In philosophy of mind, many philosophers will make a general claim that the mental supervenes the physical. Mental properties of a person are supervenient on their physical properties If two persons are indistinguishable in all their physical properties, they must also be indistinguishable in all of their mental properties.
A person has a mental life of attitudes and experiences, and yet — perhaps! — all there is to him is an arrangement of physical particles, interacting in accordance with physical laws. Does the mental supervene on the physical?
- Narrow psychophysical supervenience: could two people differ mentally without also themselves differing physically?
- Broad psychophysical supervenience: could two people differ mentally without there being a physical difference somewhere, whether in the people themselves or somewhere in there surroundings?
Properties
We have frequent need, in one connection or other, to quantify over properties. If we believe in possible worlds and individuals, and if we believe in set-theoretic constructions out of things we believe in, then we have entities suited to play the role of properties.
The simplest plan is to take a property just as the set of all its instances - all of them, this- and other-worldly alike. Thus the property of being a donkey comes out as the set of all donkeys, the donkeys other worlds along with the donkeys of ours.
If we take properties as sets, so it is said, there is no distinguishing different but accidentally coextensive properties. But according to MR, these “accidentally coextensive” properties are not coextensive at all. They only appear so when we ignore their other-worldly instances. If we consider all the instances, then it never can happen that two properties are coextensive but might not have been.
Take Brownie, an other-worldly talking donkey. Brownie himself is, once and for all, a member of the set; hence, once and for all, an instance of the property. But it is contingent whether Brownie talks; Bronwie has counterparts who do and counterparts who don’t. In just the same way, it is contingent whether Brownie belongs to the set: Brownie has counterparts who do and counterparts who don’t That is how it is contingent whether Brownie has the property.
Isolation Islands
A possible world has parts, name possible individuals. If two things are parts of the same world, I call them worldmates. A world is the mereological sum of all the possible individuals that are parts of it, and so are worldmates of one another. It is a maximal sum: anything that is a worldmate of any part of it is itself a part. This is a consequence of the denial that worlds overlap.

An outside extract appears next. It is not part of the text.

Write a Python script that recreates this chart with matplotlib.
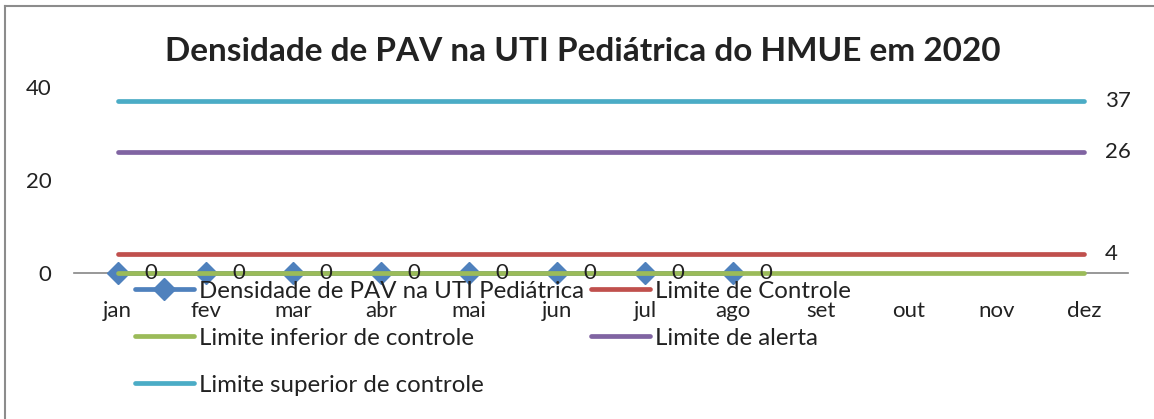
import matplotlib.pyplot as plt
from matplotlib.lines import Line2D

plt.rcParams['font.family'] = ['Lato', 'DejaVu Sans']

meses = ['jan', 'fev', 'mar', 'abr', 'mai', 'jun', 'jul', 'ago', 'set', 'out', 'nov', 'dez']
densidade = [0, 0, 0, 0, 0, 0, 0, 0]
limite_controle = [4, 4, 4, 4, 4, 4, 4, 4, 4, 4, 4, 4]
limite_inferior = [0, 0, 0, 0, 0, 0, 0, 0, 0, 0, 0, 0]
limite_alerta = [26, 26, 26, 26, 26, 26, 26, 26, 26, 26, 26, 26]
limite_superior = [37, 37, 37, 37, 37, 37, 37, 37, 37, 37, 37, 37]

azul = '#4F81BD'
vermelho = '#C0504D'
verde = '#9BBB59'
roxo = '#8064A2'
ciano = '#4BACC6'
texto = '#222222'

fig = plt.figure(figsize=(11.54, 4.19), dpi=100)
ax = fig.add_axes([0.064, 0.3484, 0.9135, 0.4436])

x = list(range(len(meses)))
lw = 3.4
h_dens, = ax.plot(x[:len(densidade)], densidade, color=azul, lw=lw, marker='D',
                  markersize=11, solid_capstyle='round', clip_on=False,
                  label='Densidade de PAV na UTI Pediátrica')
h_ctrl, = ax.plot(x, limite_controle, color=vermelho, lw=lw, solid_capstyle='round',
                  label='Limite de Controle')
h_inf, = ax.plot(x, limite_inferior, color=verde, lw=lw, solid_capstyle='round', clip_on=False,
                 label='Limite inferior de controle')
h_alr, = ax.plot(x, limite_alerta, color=roxo, lw=lw, solid_capstyle='round',
                 label='Limite de alerta')
h_sup, = ax.plot(x, limite_superior, color=ciano, lw=lw, solid_capstyle='round',
                 label='Limite superior de controle')

# rótulos de dados
for xi, v in zip(x, densidade):
    ax.annotate(f"{v}", (xi, v), xytext=(19, 0), textcoords='offset points',
                ha='left', va='center', fontsize=16, color=texto)
for serie in (limite_superior, limite_alerta, limite_controle):
    ax.annotate(f"{serie[-1]}", (x[-1], serie[-1]), xytext=(15, 0), textcoords='offset points',
                ha='left', va='center', fontsize=16, color=texto)

ax.set_xlim(-0.5, 11.5)
ax.set_ylim(0, 40)
ax.set_yticks([0, 20, 40])
ax.set_xticks(x)
ax.set_xticklabels(meses)
ax.tick_params(axis='x', length=0, pad=20, labelsize=16, colors=texto)
ax.tick_params(axis='y', length=0, pad=16, labelsize=16, colors=texto)
for s in ('top', 'right', 'left'):
    ax.spines[s].set_visible(False)
ax.spines['bottom'].set_color('#868686')
ax.spines['bottom'].set_linewidth(1.2)
ax.spines['bottom'].set_zorder(0)

fig.text(0.505, 0.878, 'Densidade de PAV na UTI Pediátrica do HMUE em 2020',
         ha='center', va='center', fontsize=24, fontweight='bold', color=texto)

ordem = [h_dens, h_inf, h_sup, h_ctrl, h_alr]
leg = fig.legend(ordem, [h.get_label() for h in ordem],
                 ncol=2, loc='upper left', bbox_to_anchor=(0.117, 0.33),
                 frameon=False, fontsize=17.3, handlelength=2.45, handletextpad=0.2,
                 labelspacing=1.08, columnspacing=0.3, borderaxespad=0, borderpad=0)
for t in leg.get_texts():
    t.set_color(texto)

# borda do gráfico
fig.add_artist(Line2D([0.0043, 0.0043], [0, 0.986], transform=fig.transFigure, color='#8c8c8c', lw=1.5))
fig.add_artist(Line2D([0.0043, 1.0], [0.986, 0.986], transform=fig.transFigure, color='#8c8c8c', lw=1.5))

fig.savefig('out.png', dpi=100)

For any two possible individuals, if every particular part of one is spatiotemporally related to every particular part of the other that is wholly distinct from it, then the two are worldmates. This formulation avoids difficults that might be raised concerning partial spatiotemporal relatedness of trans-world mereological sums; difficulties about multiply located universals; and difficulties about whether we ought to say that overlapping things are spatiotemporally related.
Suppose you discovered — say, from a well accredited oracle - that large parts of human history were re-enacted with interesting variations, in remote galaxies at times in the distant past and future. In speaking these re-enactments, you would surely introduce counterpart-theoretic comparisons of place and time. You might say that a remarkable event in one of them too place last year in Headington; when you would also say, without conflict, that it will take place a million years hence, lightyears away.
Worlds are also isolated in that there is no causation from one to another. Casual isolation is alongside spatiotemporal isolation as a principle of demarcation for worlds.
Actuality = this-worldly.
Quine is not a friend of possible worlds, ersatz or otherwise. But in “Propositional Objects” he briefly proposed that classes of ersatz worlds might characterise the attitudes of an animal without language.
Haecceitism
David Kaplan introduced as:
There seems to be some disagreement as to whether we can meaningfully ask whether a possible individual that exists in one possible world also exists in another without taking into account the attributes and behavior of the individuals that exist in one world and making a comparison with the attributes and behavior of the individuals that exist in the other world. The doctrine that holds that it does make sense to ask - without reference to common attributes and behavior - whether this is the same individual in another possible world, that individuals can be extended in logical space (i.e. through possible worlds) in much the way we commonly regard them as being extended in physical space and time, and that a common “thisness” may underlie extreme dissimilarity or distinct thisness may underlie great resemblance, I call Haecceitism… the opposite view Anti-Haecceitism, holds that for entities of distinct possible worlds there is no notion of transworld being. They may, of course, be linked by a common concept - as Eisenhower and Nixon are linked across two moments of time by the the concept of the president of the united states and distinguished at the same pair of moments, by the concept of the most respected member of his party, but there are, in general, many concepts linking any such pair and many distinguishing them. Each, in his own setting, may be clothes in attributes which cause them to resemble one another closely. But there is no metaphysical reality of sameness or difference which underlies the clothes. Our interests may cause us to identify individuals of distinct worlds, but then we are creating some - a transworld continuant - of a kind different from anything given by the metaphysics. Although the Anti-Haecceitist may seem to assert that no possible individual exists in more than one possible world, that view is properly reserved for the Haecceitists who holds an unusually rigid brand of metaphysical determinism.
Thisness. In essence, haecceitism focuses on the idea that each individual entity has a unique, unrepeatable quality that makes it different from every other entity. This quality is not dependent on an entity’s properties or relations to other things; it’s something intrinsic to the entity itself, which is “a set of principles which are essential to it and distinguish it from everything else.
Quidditism is to properties as haecceitism is to individuals.